Work to be completed: Copy exactly, and only, the lines below from the first through the one containing "0.995, 1, 1];", both included; pictures are omitted.

**** Supplied information

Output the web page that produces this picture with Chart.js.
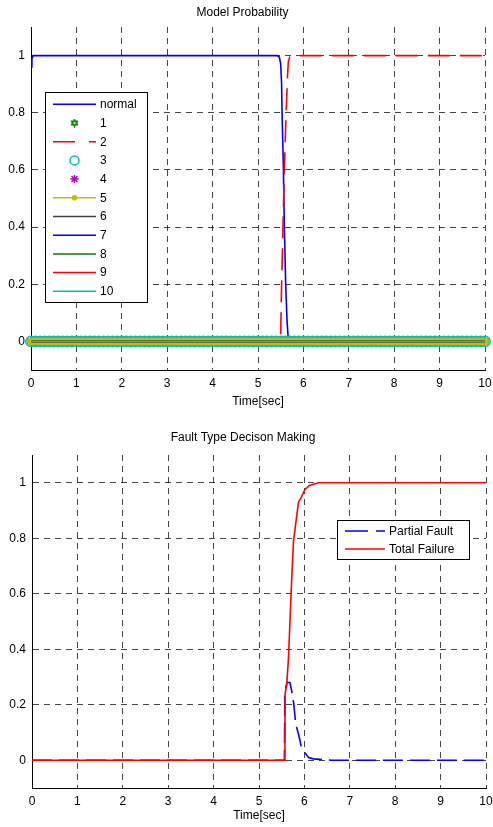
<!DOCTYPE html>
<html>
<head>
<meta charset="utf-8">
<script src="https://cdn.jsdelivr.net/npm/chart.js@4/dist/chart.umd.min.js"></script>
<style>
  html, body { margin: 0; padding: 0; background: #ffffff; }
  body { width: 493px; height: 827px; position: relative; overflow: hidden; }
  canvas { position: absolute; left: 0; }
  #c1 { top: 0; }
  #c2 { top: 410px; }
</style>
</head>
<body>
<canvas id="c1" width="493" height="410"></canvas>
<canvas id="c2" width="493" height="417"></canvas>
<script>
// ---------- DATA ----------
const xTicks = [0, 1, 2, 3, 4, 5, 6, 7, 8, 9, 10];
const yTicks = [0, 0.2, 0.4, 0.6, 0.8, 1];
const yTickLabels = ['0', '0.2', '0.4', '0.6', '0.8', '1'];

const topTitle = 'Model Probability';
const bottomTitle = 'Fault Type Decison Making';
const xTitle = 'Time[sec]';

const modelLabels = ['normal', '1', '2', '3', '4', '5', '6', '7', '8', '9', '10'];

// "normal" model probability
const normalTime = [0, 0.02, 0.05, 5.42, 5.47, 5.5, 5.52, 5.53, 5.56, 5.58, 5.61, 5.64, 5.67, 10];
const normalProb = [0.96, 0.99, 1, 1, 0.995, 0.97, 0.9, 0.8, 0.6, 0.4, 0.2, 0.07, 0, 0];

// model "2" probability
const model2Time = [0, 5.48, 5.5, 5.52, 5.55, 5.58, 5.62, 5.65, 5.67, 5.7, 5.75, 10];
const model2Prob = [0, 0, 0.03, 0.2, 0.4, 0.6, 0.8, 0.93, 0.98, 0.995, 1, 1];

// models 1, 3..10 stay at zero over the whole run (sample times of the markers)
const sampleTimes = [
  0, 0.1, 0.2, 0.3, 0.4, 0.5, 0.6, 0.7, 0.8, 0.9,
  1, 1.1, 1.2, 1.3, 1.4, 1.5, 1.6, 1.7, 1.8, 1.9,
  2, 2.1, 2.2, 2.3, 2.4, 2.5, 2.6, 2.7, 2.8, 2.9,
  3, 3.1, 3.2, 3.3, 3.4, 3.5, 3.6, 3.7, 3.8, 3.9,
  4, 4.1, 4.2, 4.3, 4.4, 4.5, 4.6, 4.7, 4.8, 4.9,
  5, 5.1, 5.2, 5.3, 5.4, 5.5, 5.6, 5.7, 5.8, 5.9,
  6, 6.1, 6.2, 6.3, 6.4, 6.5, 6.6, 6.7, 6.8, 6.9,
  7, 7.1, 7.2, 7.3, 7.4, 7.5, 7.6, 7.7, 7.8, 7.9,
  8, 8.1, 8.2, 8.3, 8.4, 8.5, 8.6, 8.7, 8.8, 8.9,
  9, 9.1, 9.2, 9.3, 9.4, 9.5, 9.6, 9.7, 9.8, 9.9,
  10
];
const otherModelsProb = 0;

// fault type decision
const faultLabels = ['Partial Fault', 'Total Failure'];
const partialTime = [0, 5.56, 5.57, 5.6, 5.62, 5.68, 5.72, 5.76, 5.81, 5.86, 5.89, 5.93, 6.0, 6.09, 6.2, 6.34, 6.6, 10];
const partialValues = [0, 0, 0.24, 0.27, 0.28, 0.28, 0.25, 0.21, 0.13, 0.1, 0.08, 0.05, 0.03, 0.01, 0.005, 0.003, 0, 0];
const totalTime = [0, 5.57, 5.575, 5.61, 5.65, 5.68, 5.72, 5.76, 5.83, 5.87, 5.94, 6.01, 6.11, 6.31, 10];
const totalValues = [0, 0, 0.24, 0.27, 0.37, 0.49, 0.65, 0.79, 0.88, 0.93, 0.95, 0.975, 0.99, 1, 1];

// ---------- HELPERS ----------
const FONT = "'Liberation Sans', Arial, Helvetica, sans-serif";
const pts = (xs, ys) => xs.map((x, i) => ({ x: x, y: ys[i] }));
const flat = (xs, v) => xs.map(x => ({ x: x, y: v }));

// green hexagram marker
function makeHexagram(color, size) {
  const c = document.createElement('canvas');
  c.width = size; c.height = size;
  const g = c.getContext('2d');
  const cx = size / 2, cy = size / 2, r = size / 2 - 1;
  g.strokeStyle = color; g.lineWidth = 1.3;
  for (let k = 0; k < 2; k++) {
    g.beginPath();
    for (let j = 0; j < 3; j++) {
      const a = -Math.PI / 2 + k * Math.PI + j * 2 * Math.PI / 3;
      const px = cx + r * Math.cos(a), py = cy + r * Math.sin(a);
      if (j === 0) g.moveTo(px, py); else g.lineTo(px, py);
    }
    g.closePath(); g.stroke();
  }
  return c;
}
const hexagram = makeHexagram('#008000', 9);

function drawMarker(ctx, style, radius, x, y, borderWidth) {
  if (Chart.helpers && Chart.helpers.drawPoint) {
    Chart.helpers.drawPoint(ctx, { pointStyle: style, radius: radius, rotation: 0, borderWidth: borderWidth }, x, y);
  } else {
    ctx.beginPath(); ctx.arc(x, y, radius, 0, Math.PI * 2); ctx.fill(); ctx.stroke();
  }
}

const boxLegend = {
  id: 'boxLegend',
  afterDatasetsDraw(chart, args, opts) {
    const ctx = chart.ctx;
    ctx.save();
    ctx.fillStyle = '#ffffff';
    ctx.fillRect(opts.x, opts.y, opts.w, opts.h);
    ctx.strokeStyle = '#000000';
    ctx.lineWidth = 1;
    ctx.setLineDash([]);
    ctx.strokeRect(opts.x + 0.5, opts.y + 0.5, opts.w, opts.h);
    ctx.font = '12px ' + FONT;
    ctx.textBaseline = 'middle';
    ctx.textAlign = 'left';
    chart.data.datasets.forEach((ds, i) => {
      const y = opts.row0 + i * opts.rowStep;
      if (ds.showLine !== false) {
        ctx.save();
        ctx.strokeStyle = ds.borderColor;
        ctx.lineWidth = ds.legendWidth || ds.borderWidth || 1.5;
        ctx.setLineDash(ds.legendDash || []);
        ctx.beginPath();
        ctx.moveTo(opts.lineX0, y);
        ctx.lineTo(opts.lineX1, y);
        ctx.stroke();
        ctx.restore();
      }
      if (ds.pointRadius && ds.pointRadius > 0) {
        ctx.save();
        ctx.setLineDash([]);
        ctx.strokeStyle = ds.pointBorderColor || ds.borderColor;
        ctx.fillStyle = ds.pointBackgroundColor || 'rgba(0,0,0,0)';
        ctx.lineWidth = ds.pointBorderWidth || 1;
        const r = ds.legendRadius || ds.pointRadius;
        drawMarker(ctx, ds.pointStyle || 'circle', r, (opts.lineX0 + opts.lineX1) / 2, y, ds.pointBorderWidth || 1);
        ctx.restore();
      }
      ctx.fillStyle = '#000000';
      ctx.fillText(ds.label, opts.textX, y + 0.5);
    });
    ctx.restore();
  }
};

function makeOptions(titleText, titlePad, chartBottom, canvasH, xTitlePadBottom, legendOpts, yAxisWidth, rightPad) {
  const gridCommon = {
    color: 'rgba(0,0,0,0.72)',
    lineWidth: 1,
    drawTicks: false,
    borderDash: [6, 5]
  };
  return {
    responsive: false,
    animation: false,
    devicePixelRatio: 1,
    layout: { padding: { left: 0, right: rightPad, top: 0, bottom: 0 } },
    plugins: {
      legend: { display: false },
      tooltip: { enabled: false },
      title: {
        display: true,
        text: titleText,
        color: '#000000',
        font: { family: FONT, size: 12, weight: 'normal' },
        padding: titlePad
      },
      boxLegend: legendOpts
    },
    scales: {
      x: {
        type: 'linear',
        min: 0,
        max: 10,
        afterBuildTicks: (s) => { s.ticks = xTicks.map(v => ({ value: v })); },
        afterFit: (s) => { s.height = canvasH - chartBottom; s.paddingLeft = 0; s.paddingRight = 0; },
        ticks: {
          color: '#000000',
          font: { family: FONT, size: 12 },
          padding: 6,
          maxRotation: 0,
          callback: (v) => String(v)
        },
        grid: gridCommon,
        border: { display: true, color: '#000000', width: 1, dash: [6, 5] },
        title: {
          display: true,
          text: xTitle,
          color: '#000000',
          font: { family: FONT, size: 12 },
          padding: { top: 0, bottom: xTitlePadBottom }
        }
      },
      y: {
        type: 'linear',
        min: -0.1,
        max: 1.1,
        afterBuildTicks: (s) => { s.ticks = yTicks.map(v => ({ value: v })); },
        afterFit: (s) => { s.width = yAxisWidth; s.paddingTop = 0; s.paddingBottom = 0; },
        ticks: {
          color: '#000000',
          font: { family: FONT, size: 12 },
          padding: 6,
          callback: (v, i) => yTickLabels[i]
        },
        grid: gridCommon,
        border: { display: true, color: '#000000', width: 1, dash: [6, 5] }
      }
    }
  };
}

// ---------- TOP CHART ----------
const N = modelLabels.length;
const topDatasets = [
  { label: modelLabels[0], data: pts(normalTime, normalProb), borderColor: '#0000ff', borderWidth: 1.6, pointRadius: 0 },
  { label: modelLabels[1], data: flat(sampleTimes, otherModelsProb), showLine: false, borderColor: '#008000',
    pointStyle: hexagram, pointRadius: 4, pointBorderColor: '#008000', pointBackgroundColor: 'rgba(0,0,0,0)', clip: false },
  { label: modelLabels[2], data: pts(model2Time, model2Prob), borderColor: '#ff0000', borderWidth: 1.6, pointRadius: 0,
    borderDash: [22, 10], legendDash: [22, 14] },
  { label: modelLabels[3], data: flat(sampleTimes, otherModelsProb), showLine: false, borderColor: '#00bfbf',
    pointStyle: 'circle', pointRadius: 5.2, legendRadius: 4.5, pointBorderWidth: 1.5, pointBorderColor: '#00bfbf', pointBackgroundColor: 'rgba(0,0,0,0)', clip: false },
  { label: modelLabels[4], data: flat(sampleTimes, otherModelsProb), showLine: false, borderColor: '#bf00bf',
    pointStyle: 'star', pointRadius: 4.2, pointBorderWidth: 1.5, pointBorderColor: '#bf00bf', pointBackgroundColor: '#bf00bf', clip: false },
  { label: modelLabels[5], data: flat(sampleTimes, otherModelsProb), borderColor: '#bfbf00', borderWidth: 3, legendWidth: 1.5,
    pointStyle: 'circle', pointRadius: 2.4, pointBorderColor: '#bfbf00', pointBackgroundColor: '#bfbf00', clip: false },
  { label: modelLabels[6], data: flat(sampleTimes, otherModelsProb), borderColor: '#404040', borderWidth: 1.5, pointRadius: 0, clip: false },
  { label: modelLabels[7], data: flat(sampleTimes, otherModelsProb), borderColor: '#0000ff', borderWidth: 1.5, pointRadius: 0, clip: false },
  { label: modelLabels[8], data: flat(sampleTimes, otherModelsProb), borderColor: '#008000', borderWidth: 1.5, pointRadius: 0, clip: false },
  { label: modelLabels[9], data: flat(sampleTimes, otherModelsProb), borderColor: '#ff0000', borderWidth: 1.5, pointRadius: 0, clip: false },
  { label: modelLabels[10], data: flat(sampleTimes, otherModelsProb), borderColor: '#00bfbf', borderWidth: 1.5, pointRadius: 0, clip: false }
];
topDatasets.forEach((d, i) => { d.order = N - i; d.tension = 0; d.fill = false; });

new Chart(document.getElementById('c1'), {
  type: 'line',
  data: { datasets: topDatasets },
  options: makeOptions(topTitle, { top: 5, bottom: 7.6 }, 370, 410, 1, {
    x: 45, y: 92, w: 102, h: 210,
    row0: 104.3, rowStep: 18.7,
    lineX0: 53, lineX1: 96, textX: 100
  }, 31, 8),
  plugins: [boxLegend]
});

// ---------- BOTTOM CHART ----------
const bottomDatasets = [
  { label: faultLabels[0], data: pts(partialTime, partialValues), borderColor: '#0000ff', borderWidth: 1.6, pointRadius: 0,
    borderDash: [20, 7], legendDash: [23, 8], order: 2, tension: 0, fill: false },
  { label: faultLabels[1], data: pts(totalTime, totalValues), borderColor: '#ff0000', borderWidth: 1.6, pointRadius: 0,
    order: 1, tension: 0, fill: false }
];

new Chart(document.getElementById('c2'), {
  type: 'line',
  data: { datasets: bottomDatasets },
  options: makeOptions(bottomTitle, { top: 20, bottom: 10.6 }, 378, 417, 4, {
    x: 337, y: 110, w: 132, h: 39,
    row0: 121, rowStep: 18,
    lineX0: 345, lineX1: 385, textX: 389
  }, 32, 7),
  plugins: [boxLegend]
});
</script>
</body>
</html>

********

Output:
Output the web page that produces this picture with Chart.js.
<!DOCTYPE html>
<html>
<head>
<meta charset="utf-8">
<script src="https://cdn.jsdelivr.net/npm/chart.js@4/dist/chart.umd.min.js"></script>
<style>
  html, body { margin: 0; padding: 0; background: #ffffff; }
  body { width: 493px; height: 827px; position: relative; overflow: hidden; }
  canvas { position: absolute; left: 0; }
  #c1 { top: 0; }
  #c2 { top: 410px; }
</style>
</head>
<body>
<canvas id="c1" width="493" height="410"></canvas>
<canvas id="c2" width="493" height="417"></canvas>
<script>
// ---------- DATA ----------
const xTicks = [0, 1, 2, 3, 4, 5, 6, 7, 8, 9, 10];
const yTicks = [0, 0.2, 0.4, 0.6, 0.8, 1];
const yTickLabels = ['0', '0.2', '0.4', '0.6', '0.8', '1'];

const topTitle = 'Model Probability';
const bottomTitle = 'Fault Type Decison Making';
const xTitle = 'Time[sec]';

const modelLabels = ['normal', '1', '2', '3', '4', '5', '6', '7', '8', '9', '10'];

// "normal" model probability
const normalTime = [0, 0.02, 0.05, 5.42, 5.47, 5.5, 5.52, 5.53, 5.56, 5.58, 5.61, 5.64, 5.67, 10];
const normalProb = [0.96, 0.99, 1, 1, 0.995, 0.97, 0.9, 0.8, 0.6, 0.4, 0.2, 0.07, 0, 0];

// model "2" probability
const model2Time = [0, 5.48, 5.5, 5.52, 5.55, 5.58, 5.62, 5.65, 5.67, 5.7, 5.75, 10];
const model2Prob = [0, 0, 0.03, 0.2, 0.4, 0.6, 0.8, 0.93, 0.98, 0.995, 1, 1];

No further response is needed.